Hi, I am fairly new to electronics and would like to ask if I should be concerned about thermal shut down for the voltage regulator.
I am trying to use a Pololu 12V step up regulator (U3V12F12), powered from two series LiPo batteries (~7.4V total), which then enters an Adafruit motor driver. This is then controlled via a PWM and ground signal, to heat a heatpad to certain temperature (a sensor feeds back to the uC, to control the duty cycle).
I have a couple of instances of breaking the MOSFET. I am now using an anti-static mat and bracelet, and was worried it could be due to LC voltage spikes so have added the 33uF capacitor between Vin and GND as recommended.
I need to power the heat-pad for excess of 12 hours. The load draws 0.5A at 12V, but the PWM duty cycle should never be higher than 50%. Furthermore, I may double the size of the heat-pad, so this may draw ~1A in future designs. Given thermal shut down with continuous operation, would I be safer using the Pololu 12V Step-Up/Step-Down Voltage Regulator S18V20F12 model?
Could you clarify what was breaking (i.e. the regulator or the motor driver)?
With an input voltage of 7.4V and a 0.5A load at 12V, the input current would be around 0.9A, so I generally expect the U3V12F12 regulator to be fine (as mentioned on its product page, it can typically handle input currents as high as 1.4A).
However, if you double the load to 1A, you should use a more powerful regulator. The S18V20F12 regulator you mentioned would probably be fine, but I recommend the U3V40F12 regulator instead. It is a smaller form factor, can handle more current (so it should generally run cooler), and is more economical right now since the S18V20F12 is currently rationed due to the global part shortages.
Thank you for getting back to me so quickly. It was the motor driver that would break (no matter what PWM signal, there was no output). Thank you that is very helpful.
Do I need to place capacitors around these regulators due to the LC spikes?
I also have a further question: I am powering my circuit from rechargeable lipo batteries (I am considering putting two in series to help with efficiency of the regulators, so 3.7V*2=7.4V total). For my project, I need a 12V regulator for heat pads, 5V for the uC, and 3.3V for a sensor (I’d rather power it not through the uC). I am trying to work out the most efficient arrangement – is it possible to connect all three regulators to the battery pack, and how would I determine how much current is distributed in theory? Or is it better to step down to 5V from the 12V regulator, and then the 3.3V from the 5V regulator?

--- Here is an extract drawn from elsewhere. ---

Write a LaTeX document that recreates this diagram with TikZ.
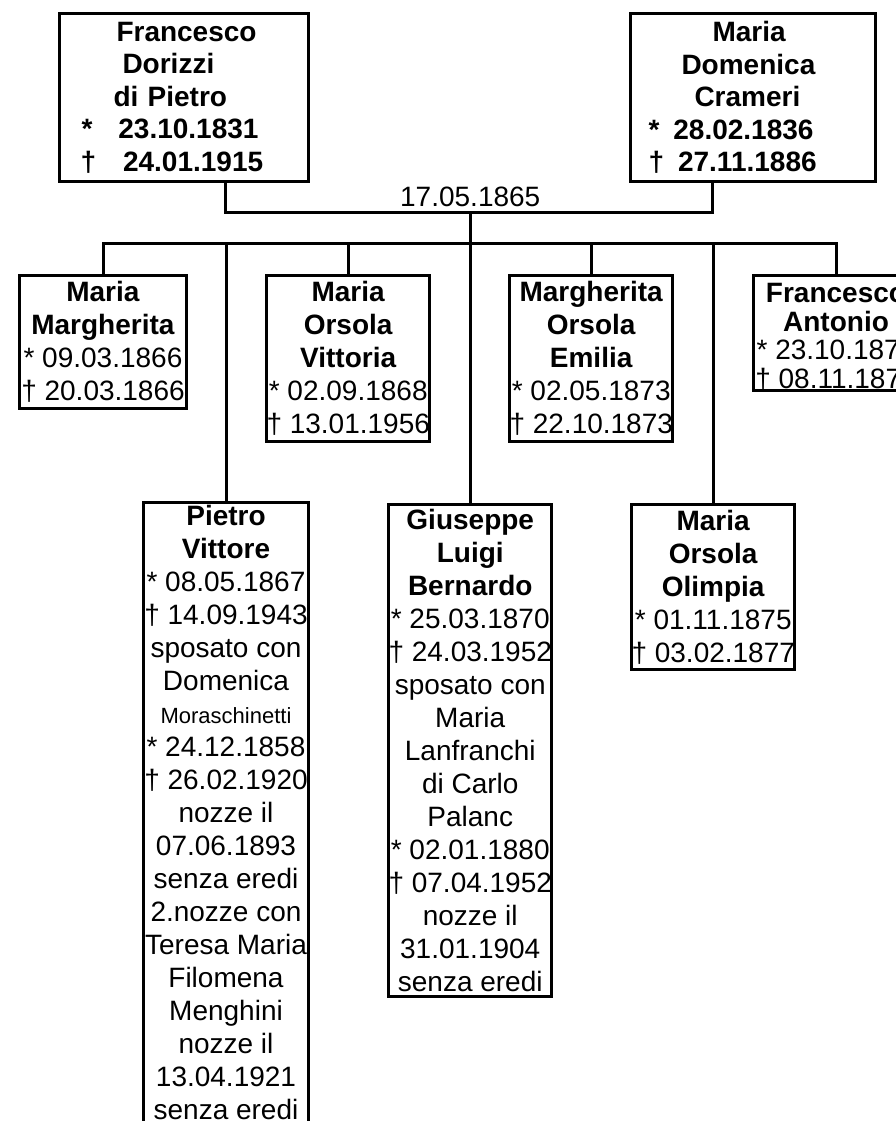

If your heat pad uses something like a peltier device to create the heat, PWMing that might be particularly stressful on a motor driver since the current doesn’t getting smoothed by any inductance like it would with a motor (similarly to how the heat gets smooths because of thermal inertia). You could try putting a large capacitor at the power input to the motor driver.
Concerns with LC spikes are generally from the power input to the regulator; you likely don’t have to worry about that with a 2S LiPo battery in this kind of setup, but it wouldn’t hurt either.
As far as using multiple different regulators for different parts of your system, it should be fine to power them all directly from the LiPo. There is no concern about power getting distributed unevenly if they aren’t connected to the same load. Cascading the regulators like you mentioned (i.e. stepping up to 12V, then down to 5V, then down to 3V) would work as well. There are trade-offs between each configuration. For example, stepping up to 12V first, then down to 5V would probably allow the 5V regulator to run a little cooler (since it’s stepping down from a higher voltage), but your 12V regulator would need to be more powerful since everything is going through it and the efficiency losses from each regulator in the chain will be stacking up as well.
I have been using the Pololu 12V 2.5A Step-Up/Step-Down Voltage Regulator S13V25F12. While it works well, when it is turned on it makes a high pitched noise. Do you know what I can do to try to eliminate this?
The regulator’s frequency should be much higher than audible hearing range when it’s under enough load, but it reduces the frequency to save power at lower loads, so I suspect that’s what you’re hearing. You could test this by increasing or decreasing the load and seeing if the sound changes.
Hi Brandon, thanks so much for getting back to me so quickly! It does appear to be the case, however I’ve verified that the load is not exceeding the current limit. Do you know if there is another regulator which may be better suited, or if there are any additional steps I could take?
Many of our regulators feature some kind of dynamic frequency adjustment feature to improve efficiency when the current draw is low. It is not a problem for the regulator to function this way, but if the noise is not suited for your application, you might consider the U3V40F12 regulator, which keeps the frequency above 20kHz even at light loads.
Thank you I will try that. My only concern is that I use 3S LiPo batteries, which comes to a total of 12.6V when fully charged. Will not this 0.6V over be an issue, and is there a way to work around this (i.e. a voltage divider) you might recommend?
Using it with an input voltage higher than the specified output voltage is out of spec, and we generally do not recommend using it that way. I would recommend a step-up/step-down regulator instead, but unfortunately, we do not have an equivalent 12V step-up/step-down regulator without that dynamic frequency adjustment feature.